STATED EXERCISE - Only the lines from the start of the data through the line with "import numpy as np" belong in the copy. Restate them word for word, minus the pictures.

RAW DATA -
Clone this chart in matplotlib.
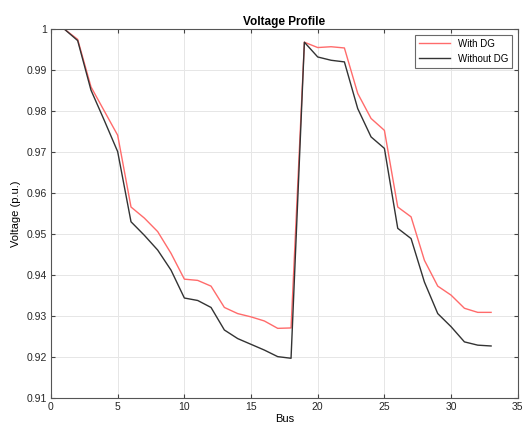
import matplotlib
matplotlib.use("Agg")
import matplotlib.pyplot as plt
import numpy as np

# bus numbers and voltage magnitudes (p.u.)
bus = np.arange(1, 34)
v_with_dg = [1.0000, 0.9975, 0.9859, 0.9800, 0.9741, 0.9566, 0.9539, 0.9506, 0.9453, 0.9390,
             0.9387, 0.9373, 0.9321, 0.9306, 0.9298, 0.9288, 0.9270, 0.9271, 0.9968, 0.9955,
             0.9957, 0.9954, 0.9843, 0.9782, 0.9753, 0.9566, 0.9542, 0.9436, 0.9373, 0.9351,
             0.9319, 0.9309, 0.9309]
v_without_dg = [1.0000, 0.9972, 0.9851, 0.9777, 0.9701, 0.9530, 0.9497, 0.9461, 0.9412, 0.9344,
                0.9338, 0.9321, 0.9266, 0.9245, 0.9231, 0.9217, 0.9201, 0.9197, 0.9968, 0.9932,
                0.9924, 0.9920, 0.9806, 0.9737, 0.9709, 0.9514, 0.9489, 0.9383, 0.9306, 0.9274,
                0.9237, 0.9229, 0.9227]

plt.rcParams['font.family'] = ['Liberation Sans', 'DejaVu Sans']

fig = plt.figure(figsize=(5.23, 4.28), dpi=100)
ax = fig.add_axes([0.0975, 0.07, 0.8925, 0.862])

ax.plot(bus, v_with_dg, color='#ff6b6b', lw=1.0, label='With DG')
ax.plot(bus, v_without_dg, color='#333333', lw=1.0, label='Without DG')

ax.set_xlim(0, 35)
ax.set_ylim(0.91, 1.0)
ax.set_xticks(np.arange(0, 36, 5))
yt = np.round(np.arange(0.91, 1.0001, 0.01), 2)
ax.set_yticks(yt)
ax.set_yticklabels(['1' if v == 1 else f'{v:.2f}' for v in yt])
ax.grid(True, color='#e6e6e6', lw=0.7)
ax.set_axisbelow(True)
ax.tick_params(direction='in', top=True, right=True, labelsize=7.5, length=3,
               color='#444444', labelcolor='#262626', pad=3)
for s in ax.spines.values():
    s.set_color('#555555')
    s.set_linewidth(0.8)

ax.set_title('Voltage Profile', fontsize=8.5, fontweight='bold', pad=3)
ax.set_xlabel('Bus', fontsize=8, labelpad=1)
ax.set_ylabel('Voltage (p.u.)', fontsize=8, labelpad=4)
leg = ax.legend(loc='upper right', fontsize=7, frameon=True, fancybox=False,
                edgecolor='#444444', handlelength=3.2, borderaxespad=0.6)
leg.get_frame().set_linewidth(0.8)

fig.savefig('out.png', dpi=100)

EXERCISE RESULT -
Clone this chart in matplotlib.
import matplotlib
matplotlib.use("Agg")
import matplotlib.pyplot as plt
import numpy as np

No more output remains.